TikTok is the most popular social media service for children. The Irish DPC provided a decision on the platform regarding the data processing of children’s data. The DPC imposed a fine of €345 million against TikTok and an order to bring the data processing into compliance with GDPR. However, the decision has a very limited scope. The DPC held the public by default setting when opening an account was not compliant with GDPR. In contrast, the missing of an effective age validation procedure for kids under 13 was not regarded as an infringement of GDPR.
The DPC acted as the lead supervisory authority (LSA) of the case since TikTok Limited (TTL) has the main establishment in Ireland.
The personal data concerned was the data of children. The terms of TTL open the platform for minors older than 13. However, with Apple the TikTok app was available for the age of 12. According to GDPR, minors are children until16, whereas Member States are granted an opening clause to deviate from this age.
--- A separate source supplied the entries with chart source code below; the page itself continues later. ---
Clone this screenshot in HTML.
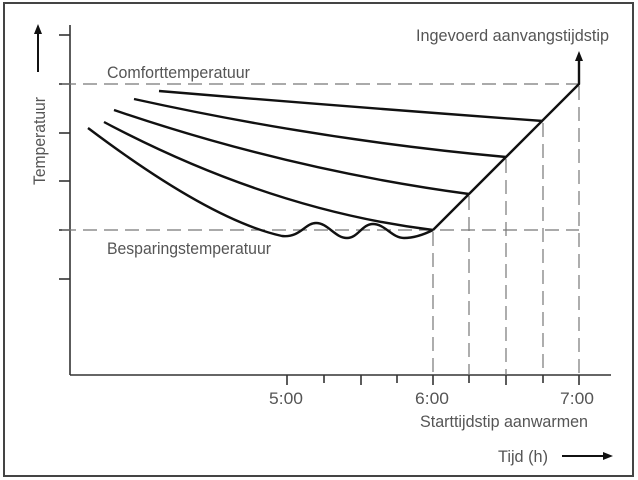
<!DOCTYPE html>
<html><head><meta charset="utf-8"><style>
html,body{margin:0;padding:0;background:#fff;}
svg{display:block;}
text{font-family:"Liberation Sans",sans-serif;fill:#555;font-size:17px;}
</style></head><body>
<svg width="638" height="480" viewBox="0 0 638 480">
<rect x="4" y="3" width="629" height="473" fill="none" stroke="#444" stroke-width="2"/>
<g stroke="#333" stroke-width="1.6" fill="none">
<line x1="70" y1="25" x2="70" y2="375"/>
<line x1="70" y1="375" x2="611" y2="375"/>
<line x1="59" y1="35" x2="70" y2="35"/>
<line x1="59" y1="84" x2="70" y2="84"/>
<line x1="59" y1="133" x2="70" y2="133"/>
<line x1="59" y1="181" x2="70" y2="181"/>
<line x1="59" y1="230" x2="70" y2="230"/>
<line x1="59" y1="279" x2="70" y2="279"/>
<line x1="287" y1="375" x2="287" y2="385"/>
<line x1="324" y1="375" x2="324" y2="383"/>
<line x1="361" y1="375" x2="361" y2="385"/>
<line x1="397" y1="375" x2="397" y2="383"/>
<line x1="433" y1="375" x2="433" y2="385"/>
<line x1="469" y1="375" x2="469" y2="383"/>
<line x1="506" y1="375" x2="506" y2="385"/>
<line x1="543" y1="375" x2="543" y2="383"/>
<line x1="579" y1="375" x2="579" y2="385"/>
</g>
<g stroke="#777" stroke-width="1.2" stroke-dasharray="14,7" fill="none">
<line x1="62" y1="84" x2="579" y2="84"/>
<line x1="62" y1="230" x2="579" y2="230"/>
<line x1="433" y1="232" x2="433" y2="375"/>
<line x1="469" y1="196" x2="469" y2="375"/>
<line x1="506" y1="159" x2="506" y2="375"/>
<line x1="543" y1="123" x2="543" y2="375"/>
<line x1="579" y1="86" x2="579" y2="375"/>
</g>
<g stroke="#111" stroke-width="2.4" fill="none" stroke-linejoin="round">
<path d="M159,91 Q350,107 543,121"/>
<path d="M134,99 Q320,140 506,157"/>
<path d="M114,110 Q290,170 469,194"/>
<path d="M104,122 Q270,210 433,230"/>
<path d="M88,128 Q210,220 282,236 C300,238 305,223 316,223 C328,223 335,238 347,238 C358,238 362,224 373,224 C385,224 392,238 404,238 C415,238 425,234 433,230"/>
<path d="M433,230 L579,84 L579,58"/>
</g>
<polygon points="579,51 575,61 583,61" fill="#111"/>
<line x1="38" y1="72" x2="38" y2="32" stroke="#111" stroke-width="2"/>
<polygon points="38,24 34,34 42,34" fill="#111"/>
<line x1="562" y1="456" x2="604" y2="456" stroke="#111" stroke-width="2"/>
<polygon points="613,456 603,452 603,460" fill="#111"/>
<text x="107" y="78" textLength="143" lengthAdjust="spacingAndGlyphs">Comforttemperatuur</text>
<text x="107" y="254" textLength="164" lengthAdjust="spacingAndGlyphs">Besparingstemperatuur</text>
<text x="416" y="41" textLength="193" lengthAdjust="spacingAndGlyphs">Ingevoerd aanvangstijdstip</text>
<text x="269" y="404" textLength="34" lengthAdjust="spacingAndGlyphs">5:00</text>
<text x="415" y="404" textLength="34" lengthAdjust="spacingAndGlyphs">6:00</text>
<text x="560" y="404" textLength="34" lengthAdjust="spacingAndGlyphs">7:00</text>
<text x="420" y="427" textLength="168" lengthAdjust="spacingAndGlyphs">Starttijdstip aanwarmen</text>
<text x="498" y="462" textLength="50" lengthAdjust="spacingAndGlyphs">Tijd (h)</text>
<text transform="translate(45,185) rotate(-90)" textLength="88" lengthAdjust="spacingAndGlyphs">Temperatuur</text>
</svg>
</body></html>
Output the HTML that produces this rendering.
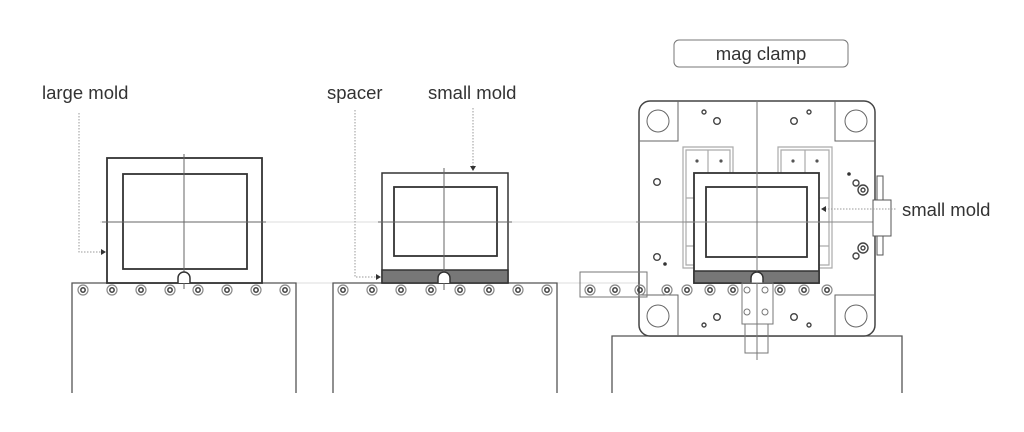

In praxis, children under 13 can access the platform by faking their age since TTL does not validate the age of the users in advance.
The data in question included sensitive data according to Art. 9 GDPR, like health data or information of political opinion or religious beliefs.
The decision addressed the period between 29 July 2020 – 31 December 2020.
From the perspective of TTL, the purpose of the data processing of TikTok is to provide a “global entertainment platform“. However, the user can communicate with each other and the EDPB regarded TikTok as social media service in the binding decision.
The proceeding addressed solely two types of data processing. Firstly, the public by default setting of the account. And secondly, the age verification process.
The default setting of the account was public. As consequence, any user of TikTok could see the identity and the account data of the children. Similarly, the videos posted were published to TikTok users and in addition to were visible to non-members. The children had to actively to opt out to choose the private setting. In addition, TikTok did not provide a understandable information of the consequences of the public setting of the account to the children. The wording was ambiguous and did not clearly address e.g. who the recipients of the videos are.
TTL provided several options for pairing with the account of the children, e.g. with an option for “Family pairing“. This setting allowed a “Parent user“ to access and control the Child user’s platform settings. In addition, the “Parent user“ could allow direct messages to Child user’s above the age of 16. Since TikTok did not provide a verification process to control the access to the account of the “Parent user“ any user could assign as “Parent user“ of any child.
In its binding decision, the EDPB broadly analysed the technical and organisational measures according to Art. 25 GDPR to prevent the children from risks arising from the processing of their data. Especially, the EDPB checked whether the age verification process of TTL met the state of the art requirement of the TOMs according to Art. 25 GDPR. The binding decision differed between ex ante and ex post measures of the access restrictions to minors under 13. Whereas, TTL provided some checks after the opening of the account, there was no process in place to prohibit kids under 13 to access the platform. However, the EDPB found not enough information to define the state of the art standard at the relevant period. Therefore, the EDPB held an infringement by TTL could not be concluded.
After the LSA provided a draft decision several national supervisory agencies (CSAs) objected the findings of the LSA. As consequence, the EDPB adopted a binding decision according to the cooperation mechanism of Art. 65 GDPR. Hence, the LSA was bound to draft a final decision taking into account the conclusions of the EDPB.
The binding decision of the EDPB especially mentioned the opinion of the Italian and German SA. The German SA addressed the aspect of TikTok nudging the user to a setting with a negative effect for their privacy. This was regarded as an infringement of the principle of fairness (Art. 5 (1) GDPR). In addition, the wording of the information and the missing links to this information were not in line with Art. 12 and 13 GDPR.
After the period in question in January 2021, TikTok changed the setting of children to a privacy by default setting.
The DPC fined
the public by default setting with €100 million,
the option for “Family pairing“ with €65 million and
the nudging and the missing information of the public by default setting and the missing information about recipients with €180 million.
In addition, the DPC imposed an order on TTL to bring these issues in compliance with GDPR.
The Irish DPC regarded the infringement of GDPR solely in parts as willful.
Assessment: Children’s Privacy on TikTok
According to the DPC the risk to children includes physical harm, online grooming or other sexual exploitation, normalisation of sexual comments, risk of social anxiety, self-esteem issues, bullying or peer pressure, access too harmful or inappropriate content and loosing anonymity.1 The DPC regards these risks to be deriving from ‘bad actors’ and not directly from TikTok.
When we open the limited scope of the proceeding to the broader aspect of the Children’s privacy on TikTok we have to take additional issues into account.
What about the tracking of the online-behavior of children? What are the effects on mental health of the TikTok-algorithm and of extensive consume of mini-videos? Has the Chinese regime access to the children’s data tracked by TikTok?
Children are one of the most vulnerable groups in our society and TikTok is the most popular social media service for kids. Within the EU, several million users are children.
This is not just an implementation deficit after 5 years of GDPR. Children are ‘let alone’ on TikTok – in the worst meaning of this term.